Eleven Maltese nationals have presented a case before the European Court of Human Rights (ECHR) in Strasbourg claiming the expropriation of their two plots of land in Ghaxaq 27 years ago was not necessary for a public purpose, and that the compensation awarded was not fair and adequate.
In their application, lodged 4 October 2006, they also claim a violation of the reasonable time requirement in the proceedings before the Maltese courts.
By a Governor’s declaration of 1974, two plots of land (plot A measuring 71.5 square metres and plot B measuring 1,930.3 square metres) were expropriated for a public purpose, and the applicants offered Lm81 (approx. €189) (plot A) and Lm2,905 (approx. €6,762) for plot B.
The applicants refused the offer and in 1990 proceedings were instituted before the Land Arbitration Board (LAB).
In 1995 the LAB ordered the applicants to transfer the two plots of land to the government by outright sale, establishing compensation at Lm227.75 (approx. €529) for Plot A and Lm7,099.94 (approx. €16,512) for Plot B.
The applicants submitted that according to an architect’s 1993 valuation, the land was worth Lm105,000 (approx. €243,850).
The applicants appealed against this decision, but the Appeals Court declared the appeal null and void as no appeal could be entered against the decision of the LAB.
In the meantime, building permits had been granted by the administration in on the land situated near the plots of land at issue; however, the administration had not considered that Plots A and B could be used for building purposes.
The applicants claimed that from 1974 to 1998 (the year when they instituted constitutional proceedings) the plots were not been utilised for any public purpose.
In 1998 they filed a writ in the Civil Court (First Hall) in its constitutional jurisdiction claiming the property was not used for a public purpose and the amount determined by the LAB was not adequate compensation for their property.
They further complained that the government, which alone had the possibility of initiating proceedings before the LAB to determine the amount of compensation due, had waited 16 years before instituting these proceedings, in breach of the reasonable time principle.
In 2005, the Civil Court dismissed their complaints, claiming the land was used to form part of a road, more than 90% of it to make a public garden, and the rest for a bus shelter, a commemorative plaque, a niche and four garages, therefore the expropriated land had been taken for a public purpose.
The court also held the LAB had determined the compensation according to established objective criteria found in the law, which were not arbitrary or capricious.

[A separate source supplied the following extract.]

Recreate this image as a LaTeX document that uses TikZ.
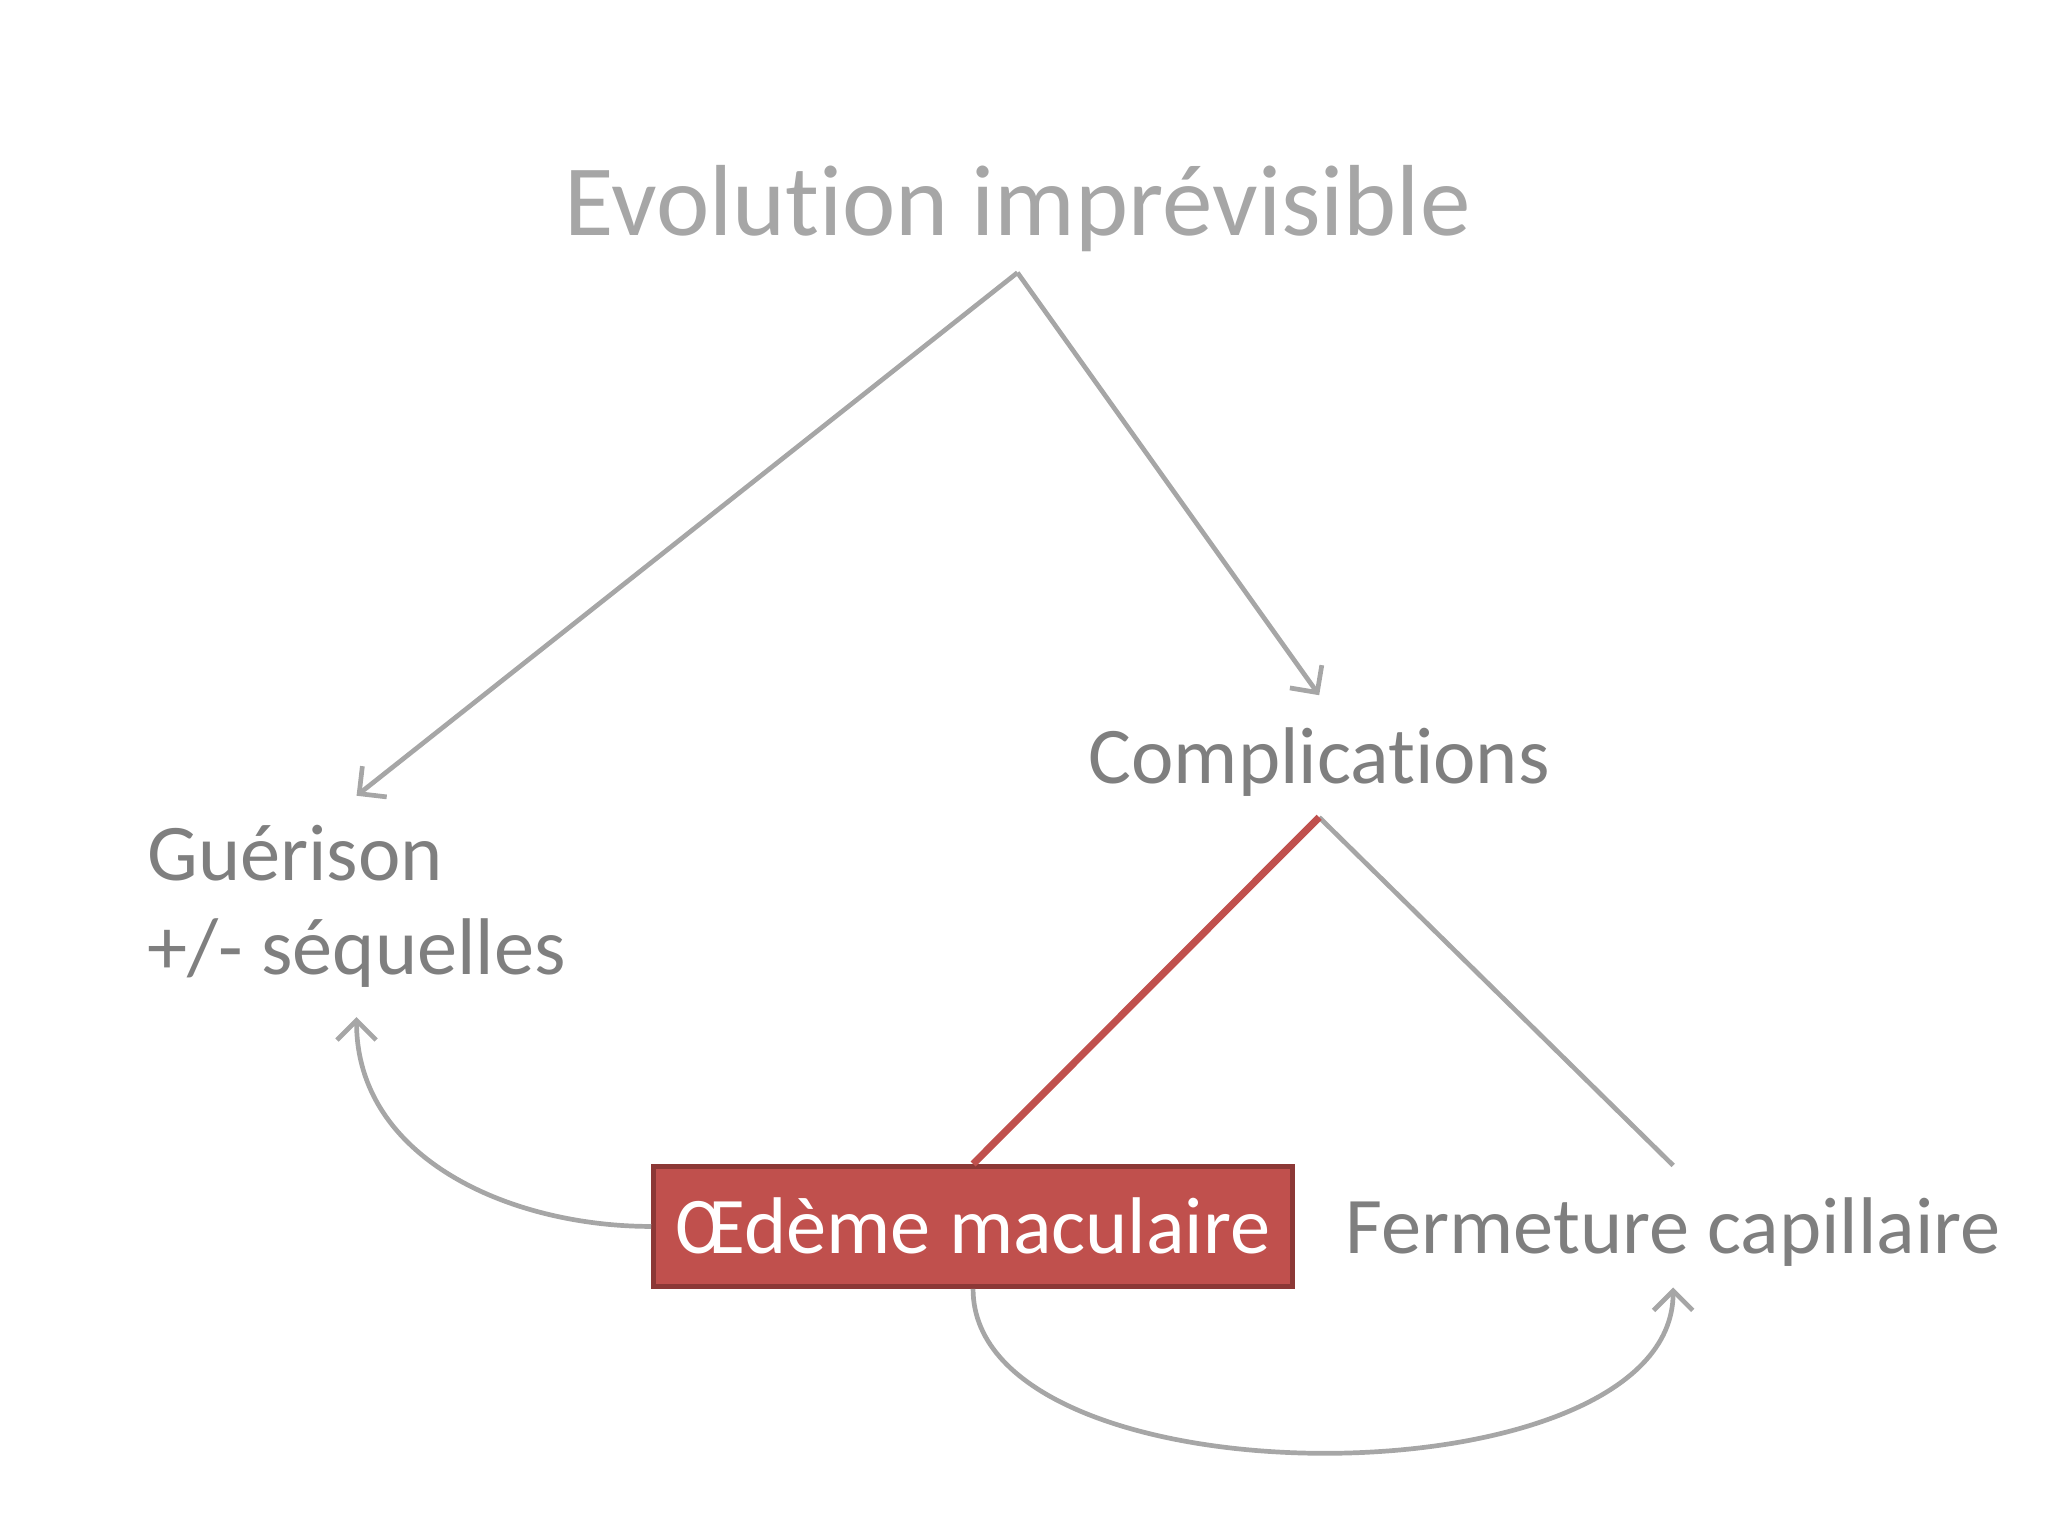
\documentclass[tikz,border=0pt]{standalone}
\usepackage{fontspec}
\setmainfont{Carlito}[Ligatures=NoCommon]
\usepackage{xcolor}
\usepackage{tikz}
\usetikzlibrary{positioning, arrows.meta}

\definecolor{lightgraytext}{HTML}{A6A6A6}
\definecolor{darkgraytext}{HTML}{7F7F7F}
\definecolor{linegray}{HTML}{A6A6A6}
\definecolor{redfill}{HTML}{C0504D}
\definecolor{redborder}{HTML}{8C3836}

\begin{document}
\begin{tikzpicture}[x=0.01cm,y=-0.01cm,
                    >={Straight Barb[length=0.15cm,width=0.3cm]},
                    main node/.style={inner sep=0pt,font=\fontsize{17.5}{20.5}\selectfont,text=darkgraytext},
                    one line/.style={main node,text height=0.67cm,text depth=0.25cm},
                    link/.style={draw=linegray,line width=0.036cm}]

 \useasboundingbox (0,0) rectangle (1568,1176);

 \node[main node,font=\fontsize{22}{26}\selectfont,text=lightgraytext,text height=0.8cm,text depth=0.28cm] (1) at (779,154) {Evolution imprévisible};

 \node[main node,align=left,minimum height=1.68cm] (2) at (273,694) {Guérison\\+/- séquelles};

 \node[one line] (3) at (1010,579) {Complications};

 \node[one line,fill=redfill,draw=redborder,line width=0.035cm,text=white,minimum width=4.89cm] (4) at (745,939) {Œdème maculaire};

 \node[one line] (5) at (1281,939) {Fermeture capillaire};



  \path[link]
    (1.south) edge[->] (2.north)
    (1.south) edge[->] (3.north)
    (3.south) edge (5.north)
    (4.west) edge[->,out=180,in=-90] (2.south)
    (4.south) edge[->,out=-90,in=-90,looseness=0.8] (5.south);

  \draw[redfill,line width=0.055cm] (3.south) -- (4.north);

\end{tikzpicture}
\end{document}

It however found there had been an excessive delay for the start of proceedings before the LAB and granted the 11 applicants jointly Lm300 (approximately €700).
The applicants appealed to the Constitutional Court claiming the expropriation was not effected in the public interest, and that the court had mistaken the land at issue for another, previously expropriated plot of land. They further argued the compensation granted was far below its market value and requested the court to vary the compensation granted by the Civil Court for violation of the reasonable time principle.
On 6 April 2006 the Constitutional Court dismissed the appeal, upholding the first court’s reading of the exhibited cartographic and photographic evidence.
It further maintained that even if the land had remained unused for a period of time, this was normal in housing estate projects. The court also held that estimates the applicants had provided were relatively recent and based on the current market value, which was not always decisive according to Strasbourg case-law; whereas the LAB’s evaluation referred to the real value of the land in 1974, the year when the land was expropriated. Consequently it found the claim manifestly ill-founded.
As to the last claim, the court noted that although it appeared that a request for a variation of the compensation granted had been made in the appeal application, this had not been listed as a ground of appeal and, consequently, it could not take cognisance of the matter.